Reading Property Values¶
All prompt properties can be read as expressions:
# Print current preset
print shell_prompt_preset
# Print current path color
print shell_prompt_color_path
# Use in conditionals
if shell_prompt_spacing == 0 then println "Compact mode"
Aliases¶
Endo uses F# function definitions with variadic parameters as aliases:
# Define aliases with splat syntax
let ll ...args = & exa --long --group --header ...args
let la ...args = & exa -la ...args
let gs ...args = & git status ...args
let gco ...args = & git checkout ...args
These aliases support argument passthrough -- any additional arguments you provide are forwarded to the underlying command.
# Usage:
ll # runs: exa --long --group --header
ll /tmp # runs: exa --long --group --header /tmp
gs -s # runs: git status -s
Key Bindings¶
The bind Builtin¶
Use the bind command to view and modify key bindings at runtime:
# List all current bindings
bind
# Bind a key to an action
bind ctrl+y yank
# Remove a binding
bind -r ctrl+y
# Reset to defaults
bind --reset
# Show available actions and key format
bind --help
Key Format¶
Keys are specified as modifier+key combinations:
ctrl+a,ctrl+shift+aalt+f,alt+bshift+left,shift+righthome,end,deletef1throughf12
Default Bindings¶
Undo / Redo¶
| Key | Action |
|---|---|
ctrl+z | Undo |
ctrl+y | Redo |
ctrl+shift+z | Redo |
Clipboard & Selection¶
| Key | Action |
|---|---|
ctrl+c | Copy (or interrupt if no selection) |
ctrl+x | Cut |
ctrl+shift+a | Select all |
Tip
Paste has no default binding. Terminal paste is handled natively via the terminal's paste event (ctrl+v or ctrl+shift+v depending on terminal).
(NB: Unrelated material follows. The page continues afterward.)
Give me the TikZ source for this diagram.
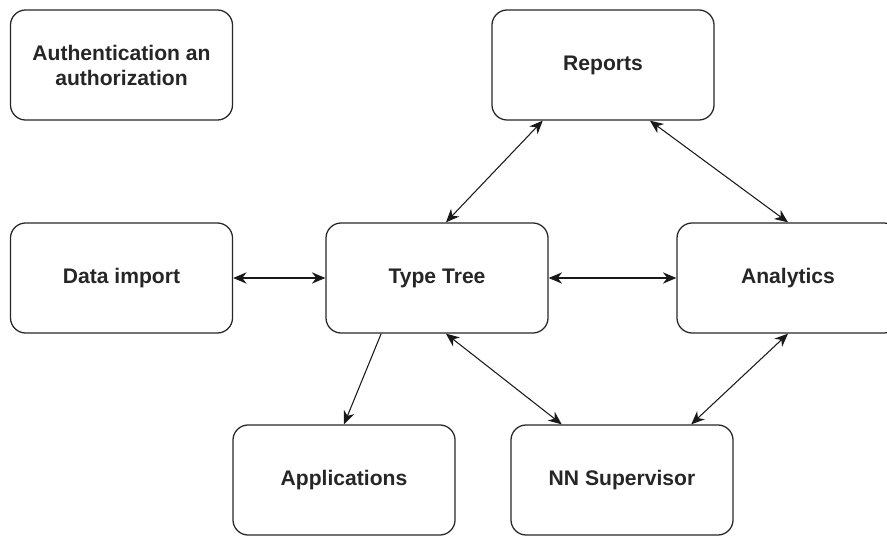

To bind the kill ring paste action, run: bind ctrl+v paste
Movement¶
| Key | Action |
|---|---|
ctrl+a | Smart move to line start (toggles between first non-space and column 0) |
ctrl+e | Smart move to line end |
ctrl+f | Move forward one character |
ctrl+b | Move backward one character |
alt+f | Move forward one word |
alt+b | Move backward one word |
ctrl+p | Move up one line |
ctrl+n | Move down one line |
left | Move backward one character |
right | Move forward one character |
ctrl+left | Move backward one word |
ctrl+right | Move forward one word |
up | Move up / history previous |
down | Move down / history next |
home | Move to line start |
end | Move to line end |
ctrl+home | Move to buffer start |
ctrl+end | Move to buffer end |
Editing¶
| Key | Action |
|---|---|
backspace | Delete character backward |
delete | Delete character forward |
ctrl+d | Delete character forward (EOF on empty line) |
ctrl+backspace | Delete word backward |
alt+backspace | Delete word backward |
ctrl+w | Delete word backward |
alt+d | Delete word forward |
ctrl+k | Kill to end of line |
ctrl+u | Kill to start of line |
Tip
Transpose has no default binding. To bind it, run: bind ctrl+t transpose
Agent Mode¶
| Key | Action |
|---|---|
ctrl+t | Enter agent mode |
shift+tab | Cycle agent sub-modes |
ctrl+/ | Cycle thinking modes |
ctrl+. | Cycle model |
Kill Ring¶
| Key | Action |
|---|---|
alt+y | Yank pop (cycle through kill ring) |
Tip
Yank has no default binding (it was ctrl+y which is now Redo). To restore the Emacs-style binding, run: bind ctrl+y yank
Control¶
| Key | Action |
|---|---|
enter | Submit command |
shift+enter | Insert newline (multiline editing) |
alt+enter | Insert newline (multiline editing) |
tab | Trigger completion |
ctrl+space | Trigger completion (always shows popup) |
ctrl+l | Clear screen |
ctrl+r | History search |
right / end / ctrl+e | Accept ghost text suggestion (when at end of line) |
Action Reference¶
All bindable action names for use with bind:
| Category | Actions |
|---|---|
| Movement | move-forward-char, move-backward-char, move-forward-word, move-backward-word, move-to-line-start, move-to-line-end, move-to-buffer-start, move-to-buffer-end, move-up, move-down, smart-move-to-line-start, smart-move-to-line-end |
| Editing | delete-char-backward, delete-char-forward, delete-word, delete-word-backward, kill-to-end, kill-to-start, transpose |
| Undo / Redo | undo, redo |
| Kill Ring | yank, yank-pop |
| Selection | select-all |
| Clipboard | cut, copy, paste |
| Control | submit, abort, insert-newline, agent-mode, cycle-agent-mode, cycle-thinking-mode, cycle-model |
| History | history-prev, history-next |
Under Development
Some configuration features (such as vi mode) are still under development. See the Roadmap for planned features.